Kerry McCarthy MP brought up the issue of recycling rates with regard to China and asked whether waste exports counted towards recycling rates, to which Georgeson replied in the affirmative, stating that PRNs take no account of presumed contamination when calculating the value of recycled material. Packaging export recovery notes (PERNs) also do not account for contamination and the panel agreed that this needed to change.
Hayler, however, made the case that a common reporting methodology and move away from weight-based recycling measurements were needed for real progress on this issue, with Jennings calling weight-based measurements a “blunt instrument” that would need review in the government’s Resources and Waste Strategy.
The panel was finally asked by EAC Chair Mary Creagh about the prospect of bringing in a deposit return scheme (DRS) for plastic bottles, as recommended by the EAC, and whether this was now urgent in light of the Chinese restrictions.

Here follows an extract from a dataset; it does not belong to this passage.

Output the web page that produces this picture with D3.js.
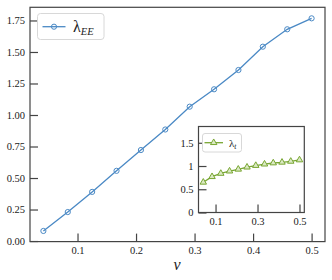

Hayler stated that the question of a DRS was separate from that of the impact of the Chinese restrictions, but did add that a DRS may have a role to play in the wider context of plastics recycling and littering if it is targeted at on-the-go plastic waste and is considered as part of a complementary suite of measures in the Resources and Waste Strategy.
Jennings echoed the call for it to be part of a package of systemic changes, asserting that DRSs do work as long as they are part of larger systemic change rather than simply being bolted onto an existing one.
Marshall, meanwhile, questioned the need for a DRS at all, given “99 per cent of households currently receive plastic bottle collection services”, and raised concerns regarding local authority income from materials if plastic bottles were diverted away from the kerbside collection system.
The entire Environmental Audit Committee evidence session can be watched on the parliamentlive.tv service.